Finding the slope of a line when you know two points on that line is a fundamental concept in algebra and geometry. Understanding slope is crucial for graphing lines, solving equations, and tackling more advanced mathematical concepts. This guide will walk you through the process step-by-step, ensuring you master this essential skill.
Understanding Slope
Before diving into the calculations, let's clarify what slope actually represents. The slope of a line is a measure of its steepness. It indicates how much the y-value changes for every change in the x-value. A steeper line has a larger slope, while a flatter line has a smaller slope. A horizontal line has a slope of zero, and a vertical line has an undefined slope.
The Slope Formula
The formula for calculating the slope (often represented by the letter 'm') given two points (x₁, y₁) and (x₂, y₂) is:
m = (y₂ - y₁) / (x₂ - x₁)
This formula calculates the change in y (the rise) divided by the change in x (the run).
Breaking Down the Formula:
- (y₂ - y₁): This represents the difference between the y-coordinates of the two points. It's the vertical change or "rise."
- (x₂ - x₁): This represents the difference between the x-coordinates of the two points. It's the horizontal change or "run."
Step-by-Step Example
Let's work through an example to solidify your understanding. Suppose we have two points: (2, 3) and (6, 9).
Step 1: Identify your points.
We have (x₁, y₁) = (2, 3) and (x₂, y₂) = (6, 9).
Step 2: Substitute the values into the slope formula.
m = (9 - 3) / (6 - 2)
Step 3: Simplify the equation.
m = 6 / 4
Step 4: Reduce the fraction (if possible).
m = 3/2 or 1.5
Therefore, the slope of the line passing through the points (2, 3) and (6, 9) is 3/2 or 1.5.
Positive, Negative, Zero, and Undefined Slopes
The sign of the slope tells you about the direction of the line:
- Positive Slope: The line rises from left to right (like the example above).
- Negative Slope: The line falls from left to right.
- Zero Slope: The line is horizontal.
- Undefined Slope: The line is vertical (division by zero in the formula).
Practice Makes Perfect
The best way to master finding the slope with two points is through practice. Try working through several examples using different coordinate pairs.
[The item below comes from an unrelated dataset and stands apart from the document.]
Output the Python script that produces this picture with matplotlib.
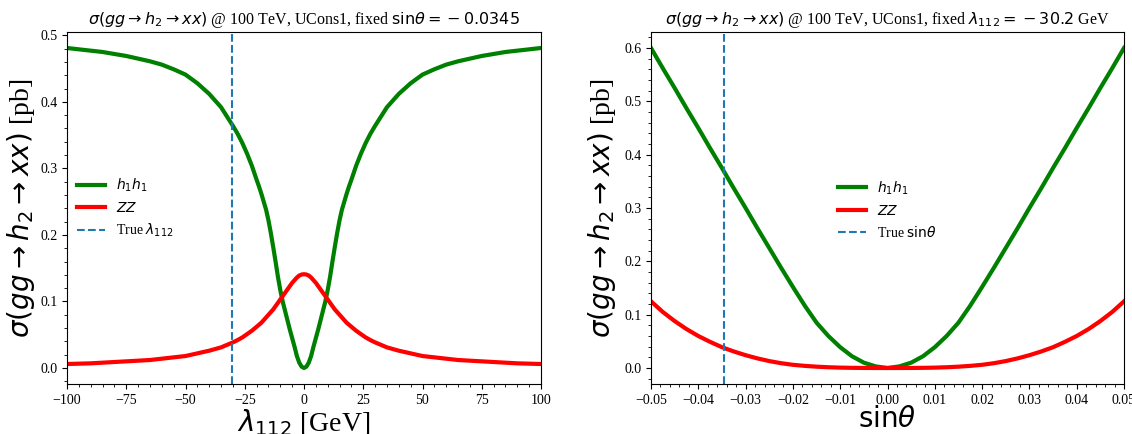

Experiment with points that result in positive, negative, zero, and undefined slopes to build a strong understanding of the concept. You can find plenty of practice problems online or in your textbook.
Advanced Applications
Understanding how to find the slope with two points is essential for:
- Graphing linear equations: The slope and y-intercept allow you to easily plot a line on a coordinate plane.
- Solving systems of equations: Finding the slope helps determine if lines are parallel, perpendicular, or intersecting.
- Calculating rates of change: Slope can be applied to real-world situations to analyze rates of change, like speed, growth, or decline.
By mastering this fundamental concept, you'll be well-prepared to tackle more complex mathematical problems. Remember the formula, practice regularly, and you'll be an expert in no time!